My function to create a templatePipeline looks like the following:

public static Pipeline getTemplatePipeline(String jobName, String templatePath){
        DataflowPipelineOptions options = PipelineOptionsFactory.as(DataflowPipelineOptions.class);
        options.setProject("my-project-id");
        options.setRunner(DataflowRunner.class);
        options.setStagingLocation("gs://my-projects-staging-bucket/binaries");
        options.setTempLocation("gs://my-projects-staging-bucket/binaries/tmp");
        options.setGcpTempLocation("gs://my-projects-staging-bucket/binaries/tmp");
        options.setZone("europe-west3-a");
        options.setWorkerMachineType("n1-standard-2");
        options.setJobName(jobName);
        options.setMaxNumWorkers(2);
        options.setDiskSizeGb(40);
        options.setTemplateLocation(templatePath);
        return Pipeline.create(options);
    }

Any help is highly appreciated.


Solution

  • I found the solution in the quickstart docs.
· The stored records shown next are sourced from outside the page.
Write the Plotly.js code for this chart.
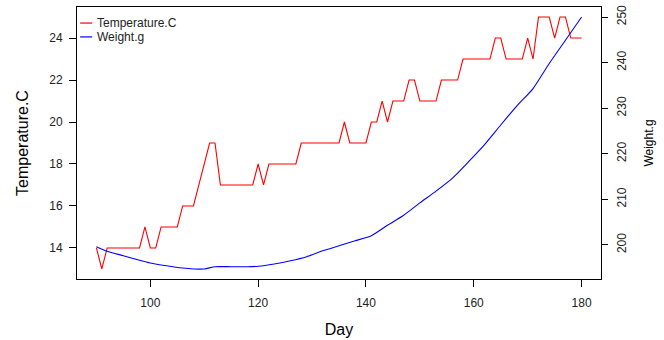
<!DOCTYPE html>
<html>
<head>
<meta charset="utf-8">
<script src="https://cdn.plot.ly/plotly-3.0.1.min.js"></script>
<style>html,body{margin:0;padding:0;background:#fff;}#chart{width:664px;height:340px;}</style>
</head>
<body>
<div id="chart"></div>
<script>
// Days (x values) for the temperature series
const days = [
  90, 91, 92, 93, 94, 95, 96, 97, 98, 99,
  100, 101, 102, 103, 104, 105, 106, 107, 108, 109,
  110, 111, 112, 113, 114, 115, 116, 117, 118, 119,
  120, 121, 122, 123, 124, 125, 126, 127, 128, 129,
  130, 131, 132, 133, 134, 135, 136, 137, 138, 139,
  140, 141, 142, 143, 144, 145, 146, 147, 148, 149,
  150, 151, 152, 153, 154, 155, 156, 157, 158, 159,
  160, 161, 162, 163, 164, 165, 166, 167, 168, 169,
  170, 171, 172, 173, 174, 175, 176, 177, 178, 179, 180
];
// Temperature (C) per day
const temperature = [
  14, 13, 14, 14, 14, 14, 14, 14, 14, 15,
  14, 14, 15, 15, 15, 15, 16, 16, 16, 17,
  18, 19, 19, 17, 17, 17, 17, 17, 17, 17,
  18, 17, 18, 18, 18, 18, 18, 18, 19, 19,
  19, 19, 19, 19, 19, 19, 20, 19, 19, 19,
  19, 20, 20, 21, 20, 21, 21, 21, 22, 22,
  21, 21, 21, 21, 22, 22, 22, 22, 23, 23,
  23, 23, 23, 23, 24, 24, 23, 23, 23, 23,
  24, 23, 25, 25, 25, 24, 25, 25, 24, 24, 24
];
// Weight (g), read at these days
const weightDays = [90, 92, 95, 98, 100, 103, 106, 108, 110, 112, 115, 118, 120, 123, 126, 129, 132, 135, 138, 141, 144, 147, 150, 153, 156, 159, 162, 165, 168, 171, 174, 177, 180];
const weight = [199.6, 198.6, 197.6, 196.6, 196.0, 195.4, 194.9, 194.7, 194.7, 195.2, 195.2, 195.2, 195.3, 195.8, 196.5, 197.4, 198.7, 199.8, 200.9, 202.0, 204.3, 206.5, 209.2, 211.8, 214.6, 218.2, 222.0, 226.3, 230.5, 234.3, 239.8, 244.9, 250.0];

const xTicks = [100, 120, 140, 160, 180];
const tempTicks = [14, 16, 18, 20, 22, 24];
const weightTicks = [200, 210, 220, 230, 240, 250];
const seriesNames = ['Temperature.C', 'Weight.g'];
const seriesColors = ['#ff0000', '#0000ff'];

const FONT = '"Liberation Sans", Arial, sans-serif';

const traces = [
  {x: days, y: temperature, type: 'scatter', mode: 'lines', name: seriesNames[0],
   line: {color: seriesColors[0], width: 1.1}, yaxis: 'y'},
  {x: weightDays, y: weight, type: 'scatter', mode: 'lines', name: seriesNames[1],
   line: {color: seriesColors[1], width: 1.1, shape: 'spline', smoothing: 0.6}, yaxis: 'y2'}
];

// Compact R-style legend (no box): short line keys + labels, in paper coordinates
const legendShapes = [];
const legendNotes = [];
const legRowsY = [0.941, 0.890];
seriesNames.forEach((nm, i) => {
  legendShapes.push({type: 'line', xref: 'paper', yref: 'paper',
    x0: 0.006, x1: 0.029, y0: legRowsY[i], y1: legRowsY[i],
    line: {color: seriesColors[i], width: 1.2}});
  legendNotes.push({xref: 'paper', yref: 'paper', x: 0.034, y: legRowsY[i],
    xanchor: 'left', yanchor: 'middle', text: nm, showarrow: false,
    font: {family: FONT, size: 12, color: '#222'}});
});

const layout = {
  width: 664, height: 340,
  margin: {l: 77, r: 63, t: 7, b: 61},
  paper_bgcolor: '#ffffff', plot_bgcolor: '#ffffff',
  font: {family: FONT, color: '#000', size: 12},
  showlegend: false,
  shapes: legendShapes,
  annotations: legendNotes,
  xaxis: {range: [86.4, 183.6], tickvals: xTicks, ticktext: xTicks.map(String),
          ticks: 'outside', ticklen: 7, tickcolor: '#000', showline: true, mirror: true,
          linecolor: '#000', linewidth: 1, showgrid: false, zeroline: false,
          ticklabelstandoff: 6,
          tickfont: {size: 12, color: '#222'},
          title: {text: 'Day', font: {size: 16, color: '#000'}, standoff: 14}},
  yaxis: {range: [12.52, 25.48], tickvals: tempTicks, ticktext: tempTicks.map(String),
          ticks: 'outside', ticklen: 7, tickcolor: '#000', showline: true, mirror: true,
          linecolor: '#000', linewidth: 1, showgrid: false, zeroline: false,
          ticklabelstandoff: 4,
          tickfont: {size: 12, color: '#222'},
          title: {text: 'Temperature.C', font: {size: 16, color: '#000'}, standoff: 16}},
  yaxis2: {range: [192.5, 252.2], tickvals: weightTicks, ticktext: weightTicks.map(String),
           overlaying: 'y', side: 'right', tickangle: -90,
           ticks: 'outside', ticklen: 6, tickcolor: '#000', showline: false,
           showgrid: false, zeroline: false,
           ticklabelstandoff: 4,
           tickfont: {size: 12, color: '#222'},
           title: {text: 'Weight.g', font: {size: 12, color: '#000'}, standoff: 16}}
};

Plotly.newPlot('chart', traces, layout, {displayModeBar: false, staticPlot: true});
</script>
</body>
</html>
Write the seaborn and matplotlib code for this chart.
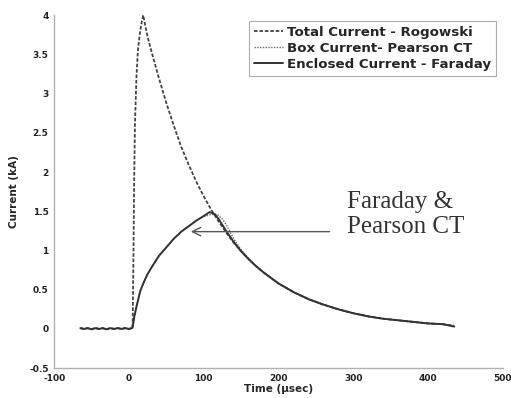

    It seems like the gcloud auth is no longer used and you have to use a service account. So like in the docs I created a service account with role "project/owner" and downloaded it's json file to $path.

    Then on my Mac i used export GOOGLE_APPLICATION_CREDENTIALS="$path" and within the same session used the command mentioned in the question to compile and execute the java-program.